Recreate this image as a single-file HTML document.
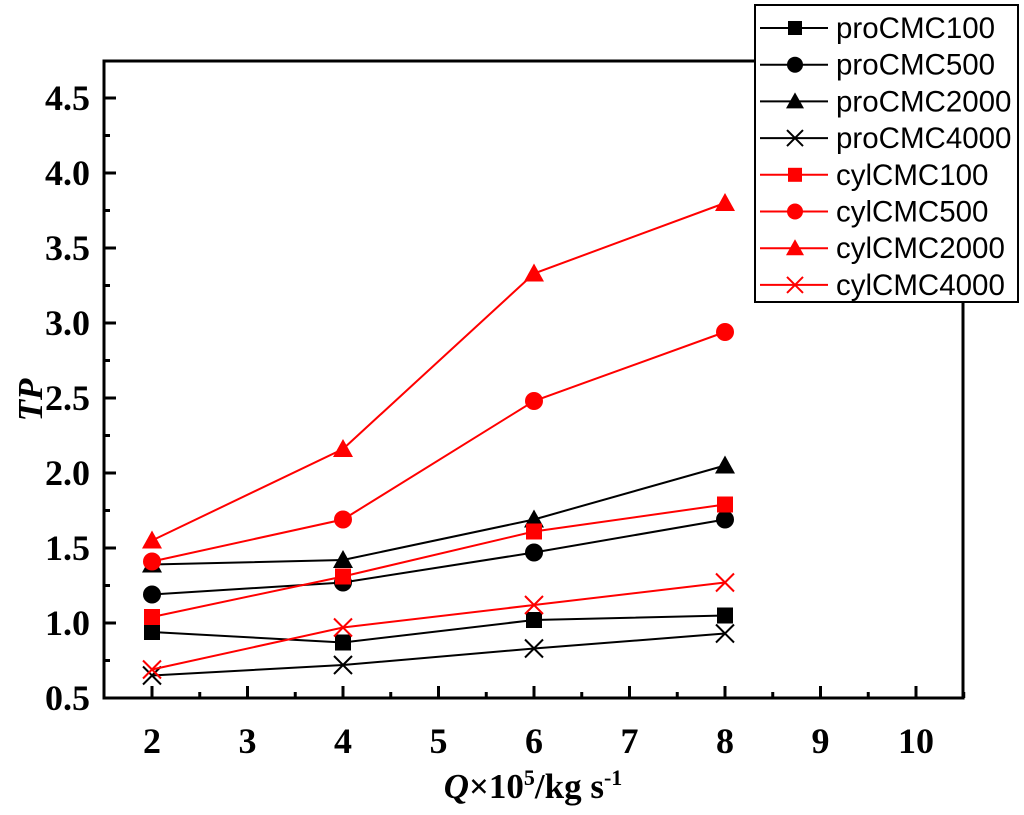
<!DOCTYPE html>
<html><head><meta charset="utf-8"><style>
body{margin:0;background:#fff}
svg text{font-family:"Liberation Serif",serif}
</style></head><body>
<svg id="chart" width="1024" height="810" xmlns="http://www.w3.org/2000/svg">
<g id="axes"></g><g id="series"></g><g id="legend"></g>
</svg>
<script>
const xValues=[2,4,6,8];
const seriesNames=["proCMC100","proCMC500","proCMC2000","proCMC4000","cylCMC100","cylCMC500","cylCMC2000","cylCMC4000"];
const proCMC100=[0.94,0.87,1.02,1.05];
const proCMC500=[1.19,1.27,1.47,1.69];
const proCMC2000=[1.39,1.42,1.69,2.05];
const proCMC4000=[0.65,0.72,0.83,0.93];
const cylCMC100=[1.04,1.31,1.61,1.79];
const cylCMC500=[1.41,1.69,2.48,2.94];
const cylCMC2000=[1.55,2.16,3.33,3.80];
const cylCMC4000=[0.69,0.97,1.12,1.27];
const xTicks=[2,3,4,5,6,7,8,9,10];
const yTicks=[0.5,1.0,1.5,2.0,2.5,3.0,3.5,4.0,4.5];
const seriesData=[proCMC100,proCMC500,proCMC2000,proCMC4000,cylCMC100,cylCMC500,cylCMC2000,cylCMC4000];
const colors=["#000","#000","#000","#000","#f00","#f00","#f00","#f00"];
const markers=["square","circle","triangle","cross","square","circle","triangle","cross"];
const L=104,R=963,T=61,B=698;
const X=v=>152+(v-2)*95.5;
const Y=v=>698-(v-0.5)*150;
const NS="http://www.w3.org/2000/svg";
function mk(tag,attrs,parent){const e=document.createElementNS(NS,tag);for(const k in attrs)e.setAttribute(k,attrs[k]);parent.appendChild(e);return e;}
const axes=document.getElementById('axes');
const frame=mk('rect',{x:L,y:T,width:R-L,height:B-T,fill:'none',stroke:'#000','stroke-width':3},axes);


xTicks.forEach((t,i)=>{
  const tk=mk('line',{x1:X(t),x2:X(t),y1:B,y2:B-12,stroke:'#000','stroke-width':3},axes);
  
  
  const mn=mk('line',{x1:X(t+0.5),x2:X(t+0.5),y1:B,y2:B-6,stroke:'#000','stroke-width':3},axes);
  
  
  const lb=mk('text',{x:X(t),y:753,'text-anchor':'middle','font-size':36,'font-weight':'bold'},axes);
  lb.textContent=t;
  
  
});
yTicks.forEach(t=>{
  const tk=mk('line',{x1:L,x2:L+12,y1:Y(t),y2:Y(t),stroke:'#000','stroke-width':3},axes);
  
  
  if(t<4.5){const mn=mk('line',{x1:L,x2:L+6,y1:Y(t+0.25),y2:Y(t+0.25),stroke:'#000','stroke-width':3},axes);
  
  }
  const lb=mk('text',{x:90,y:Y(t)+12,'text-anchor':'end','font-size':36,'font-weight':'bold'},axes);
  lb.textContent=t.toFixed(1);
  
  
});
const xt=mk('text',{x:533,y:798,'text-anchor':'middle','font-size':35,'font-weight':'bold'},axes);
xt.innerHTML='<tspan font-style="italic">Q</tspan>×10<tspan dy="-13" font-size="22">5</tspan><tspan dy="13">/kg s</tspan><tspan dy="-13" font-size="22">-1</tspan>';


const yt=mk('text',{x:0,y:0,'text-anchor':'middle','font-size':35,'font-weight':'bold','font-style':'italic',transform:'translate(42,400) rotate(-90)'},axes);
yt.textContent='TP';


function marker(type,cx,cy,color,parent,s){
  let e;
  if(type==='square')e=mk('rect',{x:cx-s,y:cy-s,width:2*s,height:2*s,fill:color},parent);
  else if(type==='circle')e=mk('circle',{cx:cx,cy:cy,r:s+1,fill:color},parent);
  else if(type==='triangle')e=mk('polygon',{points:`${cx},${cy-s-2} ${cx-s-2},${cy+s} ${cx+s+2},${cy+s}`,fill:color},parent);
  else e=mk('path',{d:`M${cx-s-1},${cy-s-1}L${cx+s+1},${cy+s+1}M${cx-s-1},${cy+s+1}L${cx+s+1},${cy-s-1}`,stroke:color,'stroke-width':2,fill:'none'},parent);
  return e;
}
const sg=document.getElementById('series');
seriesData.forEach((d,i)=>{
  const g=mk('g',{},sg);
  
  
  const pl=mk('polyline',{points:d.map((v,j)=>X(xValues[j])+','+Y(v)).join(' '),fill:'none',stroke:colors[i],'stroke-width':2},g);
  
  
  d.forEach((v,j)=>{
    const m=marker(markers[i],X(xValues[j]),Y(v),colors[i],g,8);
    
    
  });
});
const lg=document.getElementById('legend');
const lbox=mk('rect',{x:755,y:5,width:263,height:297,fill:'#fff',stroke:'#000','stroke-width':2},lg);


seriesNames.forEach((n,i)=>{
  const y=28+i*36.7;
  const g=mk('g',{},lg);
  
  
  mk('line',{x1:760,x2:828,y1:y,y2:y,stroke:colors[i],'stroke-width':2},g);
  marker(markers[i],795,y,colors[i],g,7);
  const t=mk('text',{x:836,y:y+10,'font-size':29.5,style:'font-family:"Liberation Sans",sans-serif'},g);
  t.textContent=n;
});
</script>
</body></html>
####
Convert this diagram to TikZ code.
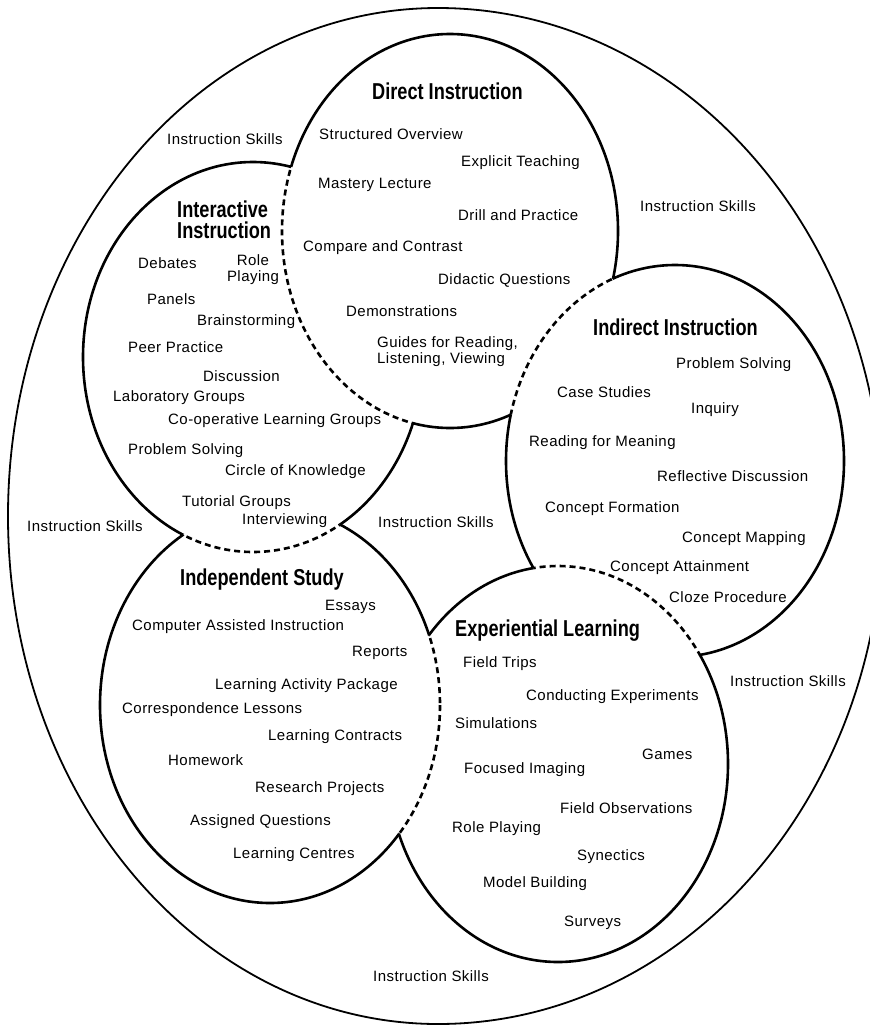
####
WRITTEN TASK ::
Find each line holding "this". Copy it out.

COMPLETE RESPONSE ::
Recreate this image as a single-file HTML document.
Convert this diagram to TikZ code.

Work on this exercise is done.